One more sizing note that favors the Telluride: a longer roof lets you push the crossbars farther apart, and a wider crossbar spread is generally gentler on the mounting hardware and more stable in crosswinds than a cramped one. A compact crossover often forces the bars close together just to fit the roofline. On a three-row this long, you can set the spread to whatever the tent's mounting channels prefer, which is a small but real durability advantage over the years.
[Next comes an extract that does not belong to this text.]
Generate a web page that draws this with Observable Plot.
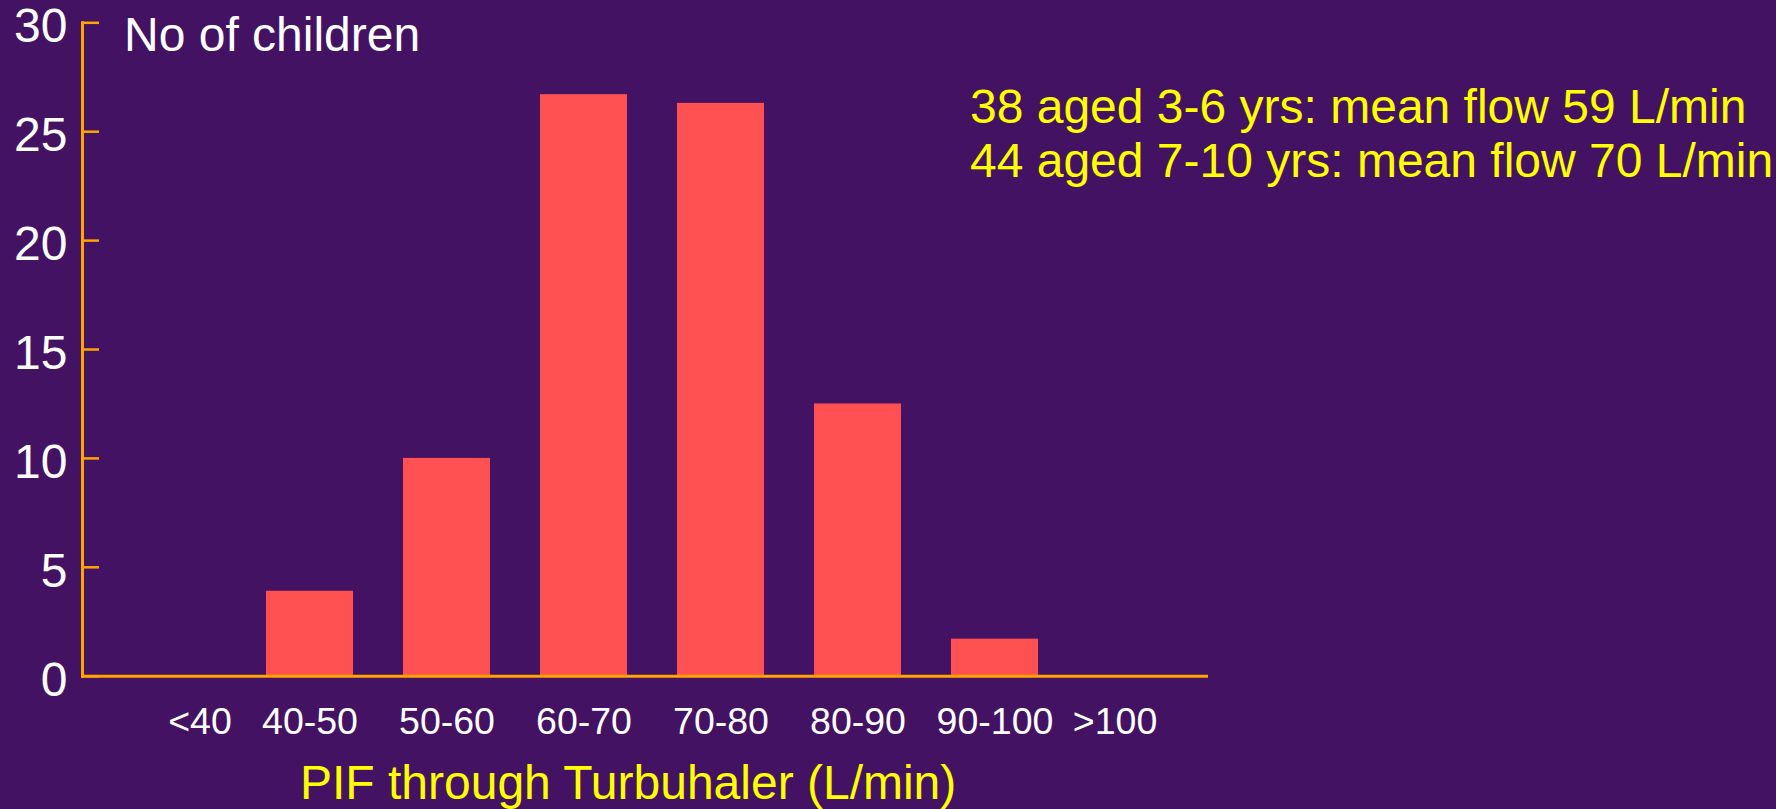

The Taxes Nobody Prices: Height, Drag, and MPG
Here's the trade-off the load ratings don't mention. A rooftop tent adds a permanent box to the roofline, and the Telluride is already a tall vehicle - roof height is listed around 68.9 inches without roof rails and up to 70.5 inches with factory rails. Add a hardshell and you're into serious garage-and-drive-through clearance territory, which is a real daily-driving cost on a family SUV.
Drag is the other tax. Any tent up top hurts fuel economy, and a big hardshell on a three-row's frontal area is not a small penalty on a road trip. That's the genuine downside of stepping up to a larger tent just because the roof allows it - you pay for the capability every mile, whether or not you're camping that night.
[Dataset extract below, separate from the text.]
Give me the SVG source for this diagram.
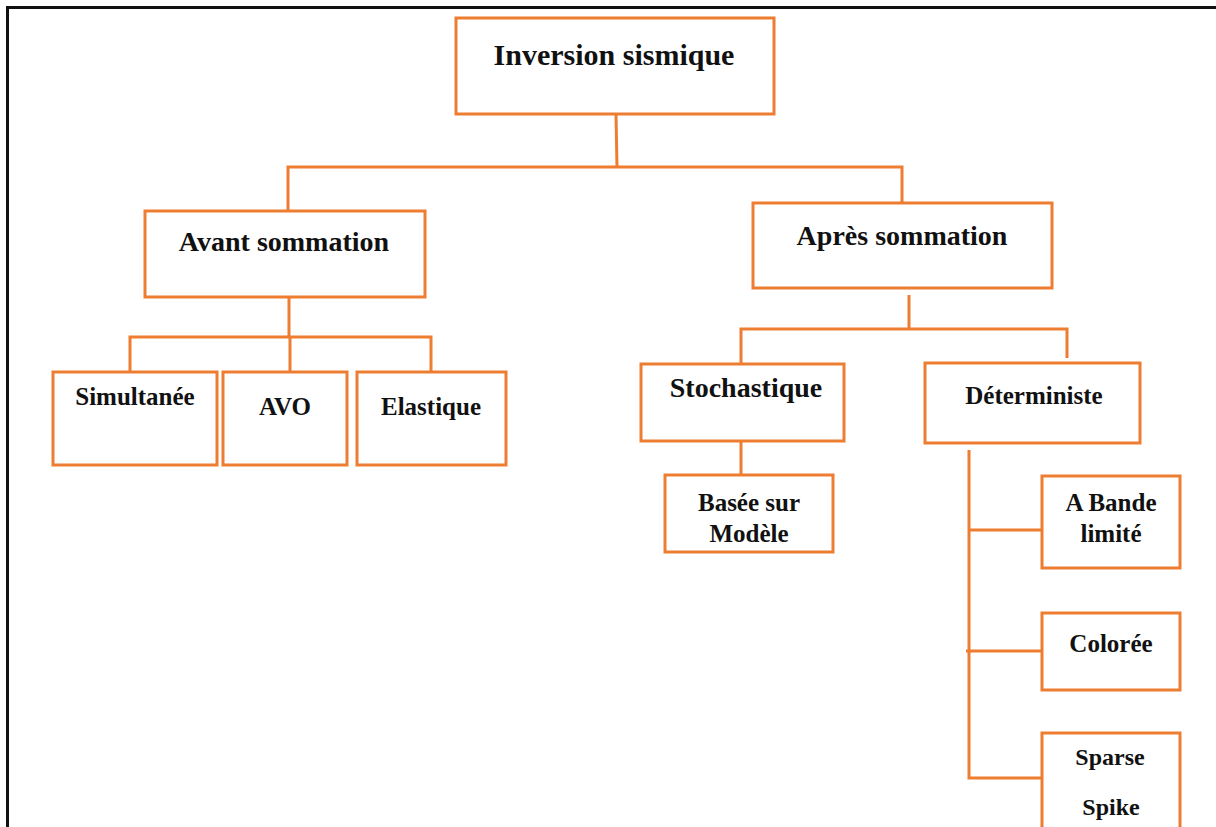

The engineering takeaway is to buy the smallest tent that meets your real sleeping need, not the biggest the roof permits. The Telluride's 4,134 lb to 4,439 lb curb weight barely notices a tent's mass, so the cost is never structural - it's height, drag, and mileage, paid continuously. Weigh that against how often you'll actually use the extra space.
The Verdict: An Easy Yes That Rewards a Bigger Tent
A Kia Telluride is a genuinely easy rooftop-tent vehicle. The manual's 220 lb dynamic and 880 lb static limits - remembering that the '100' figure is kilograms, not pounds - give you room that a compact crossover simply doesn't have. Almost any two-person tent fits with margin, and the roof will not be the thing that limits your choice.
That freedom is best spent deliberately. A 130 lb tent covers most couples cleanly; the Telluride's headroom under 220 lb also opens the door to a 150 lb Falcon XL or a 180 lb Falcon Pro for families who want the space, mounted on Thule or Yakima raised-rail crossbars. The static side is never in doubt - a 480 lb tent-and-two-adults load sits well under 880 lb.
The only real trade-off is the one the spec sheet hides: a bigger tent means more height, more drag, and worse mileage, paid on every drive. Engineer it like a system, buy the smallest tent that meets your need, spread the crossbars wide on that long roof, and never move with anyone aboard. Do that, and the Telluride is close to the ideal family tent platform - roomy enough to say yes to almost any tent, and stable enough that the only thing left to optimize is your own comfort.